Wednesday, February 12, 2014

Day 43: A Crowd

Last night was a restless night in our home.  Oliver woke up multiple times during the night, which is so unlike him.  In fact, there were points throughout the night that everyone woke.  How might I know this?

In the early hours of the morning I woke up absolutely smothered between two little boys in flannel pajamas and toasty warm feet. My back was sore, and I couldn't roll over off my side, but I had only positively warm thoughts of my crowded bed - a little strange since I find the empty spacious bed to be SACRED.

Today I am thankful for a crowded bed.

I complain about my kids driving me crazy all of the time.  When we first became parents I was terrified of co-sleeping and what it would progress into.  Before I had kids I had firm boundaries and limitation.  Before I had kids I knew an awful lot about what my life was going to look like after I had kids.
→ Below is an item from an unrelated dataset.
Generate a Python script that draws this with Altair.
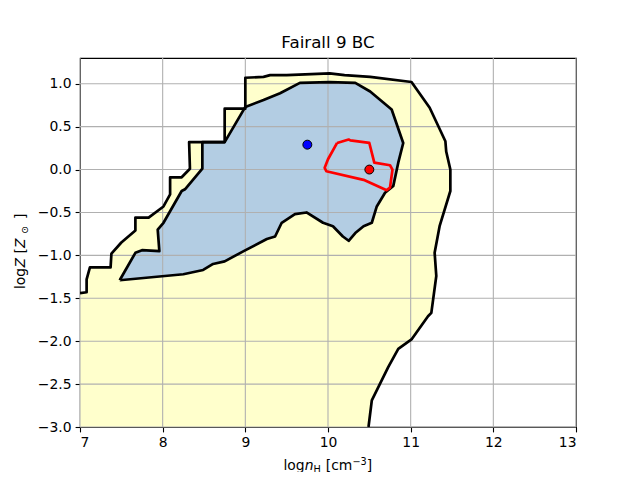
import altair as alt
import pandas as pd

# axis limits and ticks
x_lim = [7, 13]
y_lim = [-3.0, 1.3]
x_ticks = [7, 8, 9, 10, 11, 12, 13]
y_ticks = [-3.0, -2.5, -2.0, -1.5, -1.0, -0.5, 0.0, 0.5, 1.0]

# outer (yellow) contour
outer_x = [7.00, 7.08, 7.08, 7.12, 7.37, 7.38, 7.50, 7.67, 7.67, 7.83, 8.01, 8.09,
           8.09, 8.23, 8.33, 8.32, 8.75, 8.75, 9.00, 9.00, 9.22, 9.30, 9.50, 10.02,
           10.20, 10.51, 11.01, 11.23, 11.42, 11.43, 11.48, 11.48, 11.35, 11.29,
           11.31, 11.25, 11.21, 11.01, 10.85, 10.73, 10.53, 10.49]
outer_y = [-1.44, -1.43, -1.28, -1.14, -1.14, -0.98, -0.85, -0.71, -0.56, -0.56,
           -0.43, -0.29, -0.09, -0.09, 0.01, 0.32, 0.32, 0.71, 0.71, 1.07, 1.08,
           1.10, 1.10, 1.12, 1.10, 1.08, 1.02, 0.72, 0.33, 0.21, 0.00, -0.25,
           -0.66, -0.97, -1.24, -1.67, -1.71, -1.98, -2.09, -2.30, -2.69, -3.00]
# corner of the axes that closes the filled region
outer_close_x = [7.00]
outer_close_y = [-3.00]

# inner (blue) contour
inner_x = [7.48, 7.67, 7.75, 7.96, 7.94, 8.01, 8.23, 8.27, 8.48, 8.48, 8.75, 9.00,
           9.22, 9.42, 9.66, 10.02, 10.33, 10.51, 10.77, 10.91, 10.85, 10.79, 10.69,
           10.59, 10.53, 10.43, 10.33, 10.25, 10.18, 10.06, 9.94, 9.74, 9.60, 9.44,
           9.36, 9.26, 8.98, 8.75, 8.61, 8.49, 8.25]
inner_y = [-1.29, -0.97, -0.94, -0.95, -0.70, -0.62, -0.25, -0.23, 0.01, 0.32,
           0.32, 0.73, 0.81, 0.89, 1.01, 1.02, 1.01, 0.91, 0.70, 0.31, 0.08, -0.19,
           -0.27, -0.43, -0.62, -0.66, -0.74, -0.83, -0.78, -0.66, -0.62, -0.50,
           -0.52, -0.62, -0.78, -0.81, -0.95, -1.07, -1.10, -1.17, -1.22]

# red contour
red_x = [10.11, 10.25, 10.27, 10.50, 10.56, 10.75, 10.78, 10.75, 10.71, 10.43,
         9.98, 9.96, 10.00]
red_y = [0.31, 0.35, 0.34, 0.31, 0.08, 0.05, 0.00, -0.21, -0.24, -0.12,
         -0.02, 0.02, 0.12]

# points
pt_x = [9.75, 10.50]
pt_y = [0.29, 0.00]
pt_color = ["#0000ff", "#ff0000"]

chart_title = "Fairall 9 BC"

FONT = "DejaVu Sans"


def path_df(xs, ys, close=False):
    xs = list(xs)
    ys = list(ys)
    if close:
        xs = xs + [xs[0]]
        ys = ys + [ys[0]]
    return pd.DataFrame({"x": xs, "y": ys, "i": list(range(len(xs)))})


x_scale = alt.Scale(domain=x_lim, nice=False, zero=False)
y_scale = alt.Scale(domain=y_lim, nice=False, zero=False)

x_axis = alt.Axis(values=x_ticks, format="d", grid=False, title=None, domain=False,
                  tickColor="black", tickWidth=1.1, tickSize=4.9, labelPadding=4,
                  labelFont=FONT, labelFontSize=13.9, labelColor="black")
y_axis = alt.Axis(values=y_ticks, format=".1f", grid=False, title=None, domain=False,
                  tickColor="black", tickWidth=1.1, tickSize=4.9, labelPadding=4,
                  labelFont=FONT, labelFontSize=13.9, labelColor="black")

X = alt.X("x:Q", scale=x_scale, axis=x_axis)
Y = alt.Y("y:Q", scale=y_scale, axis=y_axis)

outer_fill = alt.Chart(path_df(outer_x + outer_close_x, outer_y + outer_close_y, close=True)).mark_line(
    fill="#ffffcc", strokeOpacity=0, clip=True).encode(x=X, y=Y, order="i:Q")
inner_fill = alt.Chart(path_df(inner_x, inner_y, close=True)).mark_line(
    fill="#b3cde3", strokeOpacity=0, clip=True).encode(x=X, y=Y, order="i:Q")

grid_x = alt.Chart(pd.DataFrame({"x": x_ticks})).mark_rule(
    color="#b0b0b0", strokeWidth=1.1).encode(x=X)
grid_y = alt.Chart(pd.DataFrame({"y": y_ticks})).mark_rule(
    color="#b0b0b0", strokeWidth=1.1).encode(y=Y)

outer_line = alt.Chart(path_df(outer_x, outer_y)).mark_line(
    color="black", strokeWidth=2.7, strokeJoin="round", clip=True).encode(x=X, y=Y, order="i:Q")
inner_line = alt.Chart(path_df(inner_x, inner_y, close=True)).mark_line(
    color="black", strokeWidth=2.7, strokeJoin="round", clip=True).encode(x=X, y=Y, order="i:Q")
red_line = alt.Chart(path_df(red_x, red_y, close=True)).mark_line(
    color="#ff0000", strokeWidth=2.7, strokeJoin="round", clip=True).encode(x=X, y=Y, order="i:Q")

points = alt.Chart(pd.DataFrame({"x": pt_x, "y": pt_y, "c": pt_color})).mark_point(
    filled=True, size=80, stroke="black", strokeWidth=1, opacity=1, shape="circle").encode(
    x=X, y=Y, fill=alt.Fill("c:N", scale=None))


def piece(text, x, y, size=13.9, style="normal", angle=0, align="left"):
    return alt.Chart(pd.DataFrame({"t": [text]})).mark_text(
        text=text, font=FONT, fontSize=size, fontStyle=style, align=align,
        baseline="alphabetic", angle=angle, color="black").encode(
        x=alt.value(x), y=alt.value(y))


title_mark = piece(chart_title, 248, -9.7, size=16.7, align="center")

xt = 412
x_title = [
    piece("log", 203.5, xt),
    piece("n", 224.7, xt, style="italic"),
    piece("H", 233.5, xt + 3, size=9.7),
    piece("[cm", 245.8, xt),
    piece("\u22123", 272.4, xt - 5.5, size=9.7),
    piece("]", 286.7, xt),
]
yx = -54.7
y_title = [
    piece("log", yx, 231, angle=270),
    piece("Z", yx, 209.5, style="italic", angle=270),
    piece("[", yx, 195.5, angle=270),
    piece("Z", yx, 190, style="italic", angle=270),
    piece("\u2299", yx + 3, 176, size=9.7, angle=270),
    piece("]", yx, 161, angle=270),
]

chart = alt.layer(
    outer_fill, inner_fill, grid_x, grid_y, outer_line, inner_line, red_line, points,
    title_mark, *x_title, *y_title
).properties(
    width=496, height=369,
    autosize=alt.AutoSizeParams(type="none"),
    padding={"left": 72, "top": 50, "right": 56, "bottom": 45},
).configure_view(stroke="black", strokeWidth=1.1)

chart.save("out.html", embed_options={"renderer": "svg", "actions": False})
The "awful lot" I knew was all wrong.

It turns out letting your kids climb into bed with you is delicious, and letting them watch a little television during the week is divine.  Toys don't stay in the toy box, not even after you put them in there five times that day - not even after they put them in there five times a day.  "Cute" tennis shoes aren't easy for them to put on themselves, and sweatpants really are the most comfortable thing to wear on cold winter days. Combing their hair before shoving on a stocking cap is overrated, and there are times you won't notice the Nutella smeared across their face until they turn around to wave at you on their way in to school.  I'm not above bribery and negotiation is my middle name.  Kleenex is for wussies and pajamas don't have to match.  Socks don't have to match.  Entire outfits don't have to match.

So I didn't really know much about being a parent, except I did get one thing right....

I knew I would really love it.

And this morning lying in a crowded bed I remembered why.